## Start Supplied information
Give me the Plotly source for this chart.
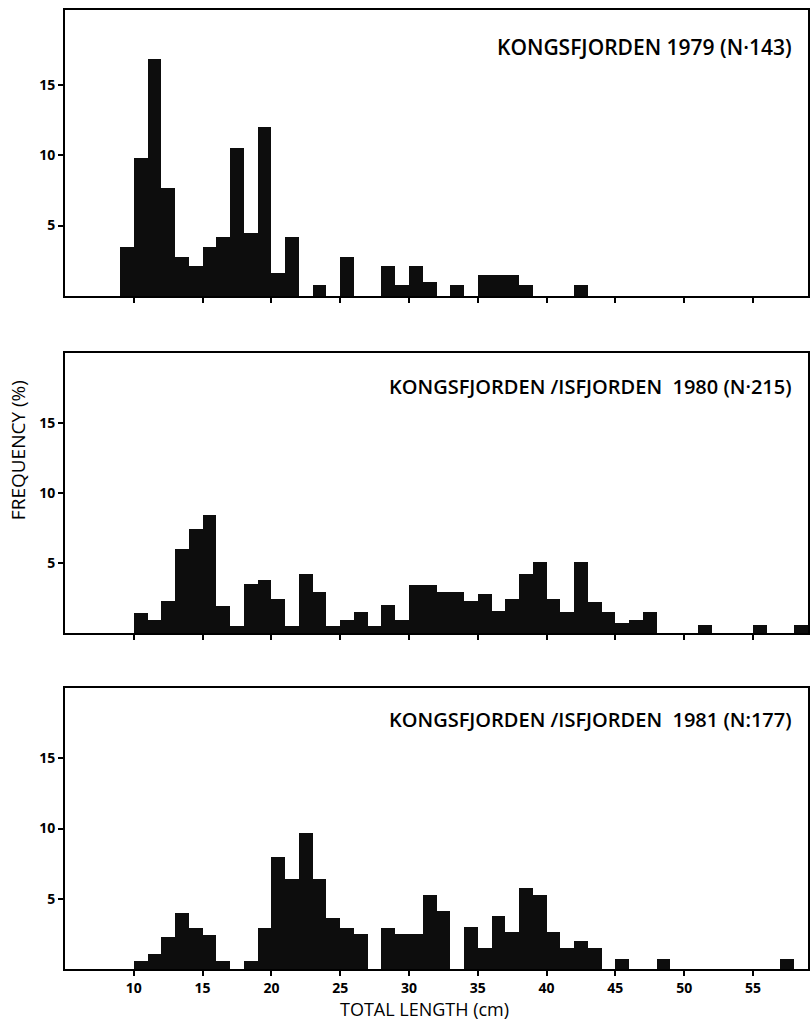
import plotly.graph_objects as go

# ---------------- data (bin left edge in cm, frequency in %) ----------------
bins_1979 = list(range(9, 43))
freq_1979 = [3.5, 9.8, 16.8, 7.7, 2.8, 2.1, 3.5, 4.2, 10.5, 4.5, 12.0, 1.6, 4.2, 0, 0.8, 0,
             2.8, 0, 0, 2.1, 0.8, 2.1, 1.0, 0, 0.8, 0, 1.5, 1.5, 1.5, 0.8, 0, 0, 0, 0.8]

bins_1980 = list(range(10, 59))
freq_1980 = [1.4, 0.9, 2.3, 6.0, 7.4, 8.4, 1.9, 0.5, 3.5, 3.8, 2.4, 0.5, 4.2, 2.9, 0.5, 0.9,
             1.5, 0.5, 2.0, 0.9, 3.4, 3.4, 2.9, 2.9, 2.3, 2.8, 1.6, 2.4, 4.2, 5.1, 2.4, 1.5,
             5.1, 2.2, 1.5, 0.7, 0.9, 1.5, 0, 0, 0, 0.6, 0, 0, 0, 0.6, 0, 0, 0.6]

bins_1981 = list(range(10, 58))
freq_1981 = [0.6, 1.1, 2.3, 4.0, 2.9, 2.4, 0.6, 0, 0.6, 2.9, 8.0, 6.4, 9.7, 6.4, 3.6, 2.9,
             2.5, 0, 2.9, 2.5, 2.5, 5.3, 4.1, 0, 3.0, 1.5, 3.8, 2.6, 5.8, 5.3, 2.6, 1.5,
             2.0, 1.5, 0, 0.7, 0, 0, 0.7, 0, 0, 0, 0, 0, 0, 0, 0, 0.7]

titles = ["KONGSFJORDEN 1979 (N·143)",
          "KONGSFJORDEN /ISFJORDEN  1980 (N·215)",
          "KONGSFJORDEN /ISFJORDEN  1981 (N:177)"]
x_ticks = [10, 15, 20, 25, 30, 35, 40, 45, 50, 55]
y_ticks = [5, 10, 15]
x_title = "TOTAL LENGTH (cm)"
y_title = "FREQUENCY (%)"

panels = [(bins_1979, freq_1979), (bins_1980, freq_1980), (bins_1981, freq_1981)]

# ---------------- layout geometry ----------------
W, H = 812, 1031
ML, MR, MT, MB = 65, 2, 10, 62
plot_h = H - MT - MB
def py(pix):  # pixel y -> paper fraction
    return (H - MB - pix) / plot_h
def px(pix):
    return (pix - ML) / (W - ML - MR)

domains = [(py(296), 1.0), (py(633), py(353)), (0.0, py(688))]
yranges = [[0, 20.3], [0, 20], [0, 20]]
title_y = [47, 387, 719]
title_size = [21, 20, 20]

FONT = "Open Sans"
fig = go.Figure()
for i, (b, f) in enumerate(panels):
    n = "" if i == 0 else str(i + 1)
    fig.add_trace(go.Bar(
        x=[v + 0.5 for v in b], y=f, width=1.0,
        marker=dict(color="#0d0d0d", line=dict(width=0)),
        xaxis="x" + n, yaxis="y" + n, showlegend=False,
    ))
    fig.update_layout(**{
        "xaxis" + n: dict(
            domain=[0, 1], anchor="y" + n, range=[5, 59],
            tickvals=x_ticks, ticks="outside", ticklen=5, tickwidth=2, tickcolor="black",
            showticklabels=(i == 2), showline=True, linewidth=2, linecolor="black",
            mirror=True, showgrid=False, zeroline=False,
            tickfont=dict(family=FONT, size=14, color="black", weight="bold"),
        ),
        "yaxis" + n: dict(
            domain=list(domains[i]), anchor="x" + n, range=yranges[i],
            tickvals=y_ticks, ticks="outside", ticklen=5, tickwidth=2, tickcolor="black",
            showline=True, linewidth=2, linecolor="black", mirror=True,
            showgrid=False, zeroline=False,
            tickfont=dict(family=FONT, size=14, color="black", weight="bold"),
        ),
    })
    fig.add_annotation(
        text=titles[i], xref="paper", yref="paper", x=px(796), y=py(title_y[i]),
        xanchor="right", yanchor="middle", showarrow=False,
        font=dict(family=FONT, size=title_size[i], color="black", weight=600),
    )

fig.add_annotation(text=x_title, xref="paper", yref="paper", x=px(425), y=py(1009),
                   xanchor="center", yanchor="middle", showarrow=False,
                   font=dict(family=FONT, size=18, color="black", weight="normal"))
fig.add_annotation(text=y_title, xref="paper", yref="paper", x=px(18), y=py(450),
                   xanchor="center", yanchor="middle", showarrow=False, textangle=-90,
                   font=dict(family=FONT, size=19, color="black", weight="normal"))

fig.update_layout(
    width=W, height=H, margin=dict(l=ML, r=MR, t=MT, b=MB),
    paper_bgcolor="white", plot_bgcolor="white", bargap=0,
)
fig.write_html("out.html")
## End Supplied information
| Aim of the exercise |
Repeat the listing above up to and including the line with "0.6, 0, 0, 0.6]", starting from its first line. Drop any pictures.

| The completed task |
Give me the Plotly source for this chart.
import plotly.graph_objects as go

# ---------------- data (bin left edge in cm, frequency in %) ----------------
bins_1979 = list(range(9, 43))
freq_1979 = [3.5, 9.8, 16.8, 7.7, 2.8, 2.1, 3.5, 4.2, 10.5, 4.5, 12.0, 1.6, 4.2, 0, 0.8, 0,
             2.8, 0, 0, 2.1, 0.8, 2.1, 1.0, 0, 0.8, 0, 1.5, 1.5, 1.5, 0.8, 0, 0, 0, 0.8]

bins_1980 = list(range(10, 59))
freq_1980 = [1.4, 0.9, 2.3, 6.0, 7.4, 8.4, 1.9, 0.5, 3.5, 3.8, 2.4, 0.5, 4.2, 2.9, 0.5, 0.9,
             1.5, 0.5, 2.0, 0.9, 3.4, 3.4, 2.9, 2.9, 2.3, 2.8, 1.6, 2.4, 4.2, 5.1, 2.4, 1.5,
             5.1, 2.2, 1.5, 0.7, 0.9, 1.5, 0, 0, 0, 0.6, 0, 0, 0, 0.6, 0, 0, 0.6]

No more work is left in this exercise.